石破茂首相は戦後80年の節目に当たる15日、閣議決定する首相談話を出さなかった。1995年の村山富市首相の戦後50年以降、2005年の小泉純一郎首相、15年の安倍晋三首相と、10年ごとに終戦の日やその前日に行ってきた首相談話の発表が途切れた。石破首相は先の大戦検証を踏まえ、閣議決定しない形式での自身の見解表明に意欲的で、引き続き発表時期を模索している。
首相は15日、政府主催の全国戦没者追悼式の式辞で「進む道を二度と間違えない。あの戦争の反省と教訓を、今改めて深く胸に刻まねばならない」と述べた。「不戦に対する決然たる誓いを世代を超えて継承する」とも強調した。

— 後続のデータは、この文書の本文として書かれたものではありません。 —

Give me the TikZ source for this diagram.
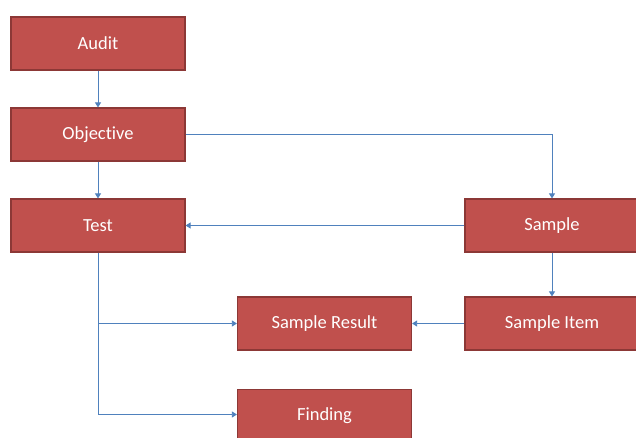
\documentclass[tikz,border=0pt]{standalone}
\usepackage{fontspec}
\setmainfont{Carlito}[Ligatures={NoCommon}]
\usetikzlibrary{arrows.meta}
\definecolor{boxfill}{HTML}{C0504D}
\definecolor{boxline}{HTML}{8C3836}
\definecolor{conn}{HTML}{4F81BD}
\begin{document}
\begin{tikzpicture}[x=1pt,y=-1pt,
  box/.style={draw=boxline,line width=1.2pt,fill=boxfill,text=white,
    minimum width=174pt,minimum height=53pt,inner sep=0pt,
    font=\fontsize{18.5}{20}\selectfont},
  link/.style={draw=conn,line width=0.8pt,-{Triangle[width=6pt,length=5pt]}}]
\useasboundingbox (0,0) rectangle (636,437);
\clip (0,0) rectangle (636,437);
\fill[white] (0,0) rectangle (636,437);
\node[box] (audit) at (98,43.5) {Audit};
\node[box] (objective) at (98,134.5) {Objective};
\node[box] (test) at (98,225.5) {Test};
\node[box] (sample) at (552,225.5) {Sample};
\node[box] (item) at (552,323.5) {Sample Item};
\node[box] (result) at (324.5,323.5) {Sample Result};
\node[box] (finding) at (324.5,416) {Finding};
\coordinate (bend1) at (552,134.5);
\coordinate (j1) at (98,323.5);
\coordinate (j2) at (98,414.5);
\draw[link] (audit) -- (objective);
\draw[link] (objective) -- (test);
\draw[link] (objective.east) -- (bend1) -- (sample.north);
\draw[link] (sample.west) -- (test.east);
\draw[link] (sample) -- (item);
\draw[link] (item.west) -- (result.east);
\draw[draw=conn,line width=0.8pt] (test.south) -- (j2);
\draw[link] (j1) -- (result.west);
\draw[link] (j2) -- (finding.west |- j2);
\end{tikzpicture}
\end{document}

「反省」「不戦」の文言を盛り込んだのは、民主党政権だった12年の野田佳彦首相以来、13年ぶり。石破首相は官邸で記者団に経緯を問われ「反省と教訓を改めて胸に刻む必要がある」と指摘した。
首相は6日の広島、9日の長崎での式典あいさつも念頭に置き、自身の見解を作成する考えだ。「今までの首相談話の積み重ねも踏まえ適切に判断する」と語った。